Home » “FaCE Value” Conference Will Look Ahead to the Future of Consortial Collaboration

“FaCE Value” Conference Will Look Ahead to the Future of Consortial Collaboration

“FaCE Value” Conference Will Look Ahead to the Future of Consortial Collaboration August 24, 2011

Three years of innovative cross-disciplinary and cross-campus collaborative projects will culminate in FaCE Value: Advances Through Collaboration, an ACM-wide conference this fall. Faculty and administrators from the 14 ACM colleges will celebrate, assess, and further disseminate the collective work funded in Phase II of the ACM-Mellon Faculty Career Enhancement (FaCE) Project.

This capstone conference, on October 28-30 at Colorado College in Colorado Springs, CO, promises to highlight innovative pedagogies and programs of interest to the broader higher-education community. Most of the over 50 FaCE-funded projects will be represented at the conference, with project members speaking on panels or presenting posters about their collaborative research and events.

“We look forward to taking stock of the most significant and consequential achievements of this ambitious project, with an eye towards helping each of our campuses develop new faculty initiatives and plans,” said John Ottenhoff, ACM Vice President.

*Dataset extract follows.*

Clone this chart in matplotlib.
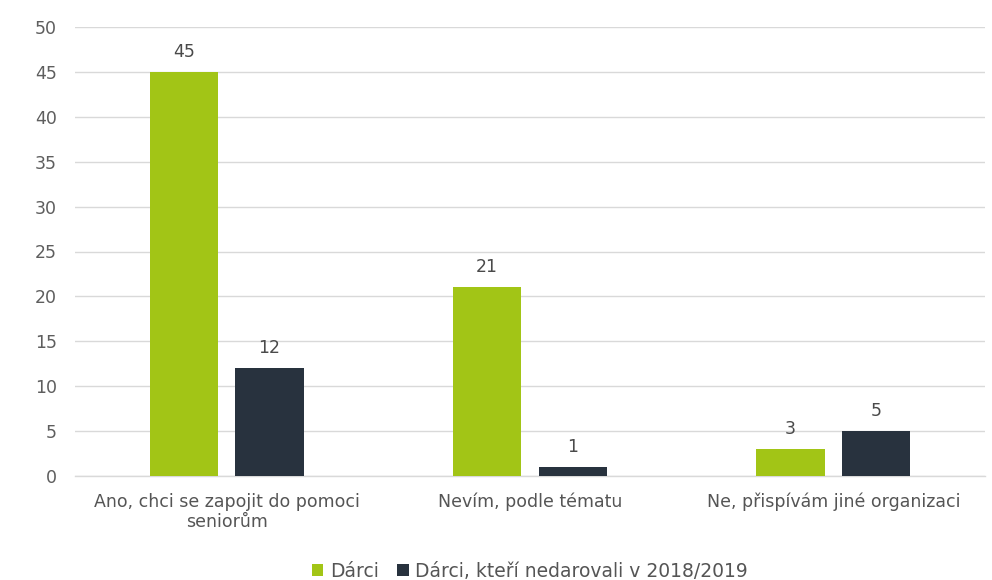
import matplotlib
matplotlib.use("Agg")
import matplotlib.pyplot as plt
import numpy as np

categories = ["Ano, chci se zapojit do pomoci\nseniorům", "Nevím, podle tématu", "Ne, přispívám jiné organizaci"]
series_names = ["Dárci", "Dárci, kteří nedarovali v 2018/2019"]
darci = [45, 21, 3]
nedarovali = [12, 1, 5]
colors = ["#a2c516", "#28323e"]
yticks = [0, 5, 10, 15, 20, 25, 30, 35, 40, 45, 50]

plt.rcParams['font.family'] = ['DejaVu Sans']

fig = plt.figure(figsize=(9.92, 5.8), dpi=100)
ax = fig.add_axes([75/992, 104/580, 910/992, 449/580])

x = np.arange(len(categories))
w = 0.225
off = 0.141
b1 = ax.bar(x - off, darci, w, color=colors[0], label=series_names[0], zorder=3)
b2 = ax.bar(x + off, nedarovali, w, color=colors[1], label=series_names[1], zorder=3)
for b in (b1, b2):
    ax.bar_label(b, padding=8, fontsize=12.5, color="#4a4a4a")

ax.set_xlim(-0.5, 2.5)
ax.set_ylim(0, 50)
ax.set_yticks(yticks)
ax.set_xticks(x)
ax.set_xticklabels(categories, fontsize=12.5, color="#555555", linespacing=1.15)
ax.tick_params(axis='y', length=0, pad=13, labelsize=12.5, labelcolor="#5e5e5e")
ax.tick_params(axis='x', length=0, pad=12)
ax.grid(axis='y', color="#d9d9d9", linewidth=1, zorder=0)
for s in ["left", "right", "top"]:
    ax.spines[s].set_visible(False)
ax.spines["bottom"].set_color("#d9d9d9")
ax.spines["bottom"].set_linewidth(1)

fig.legend(handles=[b1, b2], labels=series_names, loc="lower center",
           bbox_to_anchor=(530/992, -0.03), ncol=2, frameon=False, fontsize=13.5,
           handlelength=0.6, handleheight=0.6, handletextpad=0.35, columnspacing=1.0,
           labelcolor="#555555")

fig.savefig("out.png", dpi=100)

A major feature of the Face Value conference will be panel and poster sessions by FaCE grant recipients. These sessions will cover topics such as assessment, expanding disciplinary boundaries, international courses and programs, institutional structures, faculty-student collaboration, and new media and technologies.

Presenters will discuss the major findings of their projects, as well as important lessons learned about collaborating across disciplines and campuses.  They will also answer key questions about the impact and sustainability of their work, such as:

  • What has changed because of the project?
  •  What are the prospects for sustaining collaboration or for follow-up activities?
  • How might other ACM colleagues benefit from the work of the projects?

Through these sessions, each of which will feature several individual projects, the conference aims to bring the various FaCE projects into dialogue with each other, both to deepen consortial understanding of the implications of FaCE as a whole, and to help ACM and its member colleges assess the cumulative impact of the project and consider pathways for future collaborations.

FaCE Value will provide a chance to add up the huge variety of work that has been accomplished through FaCE and to gauge the differences that have been made on ACM campuses as a result,” noted ACM President Christopher Welna. “In short, we can find out what mattered and how we can carry that forward.”

Since its inception in 2004, the FaCE Project has been supported by generous funding from The Andrew W. Mellon Foundation. FaCE Phase II followed the first, four-year phase of the project, which focused on the changing needs of faculty at different stages of their careers.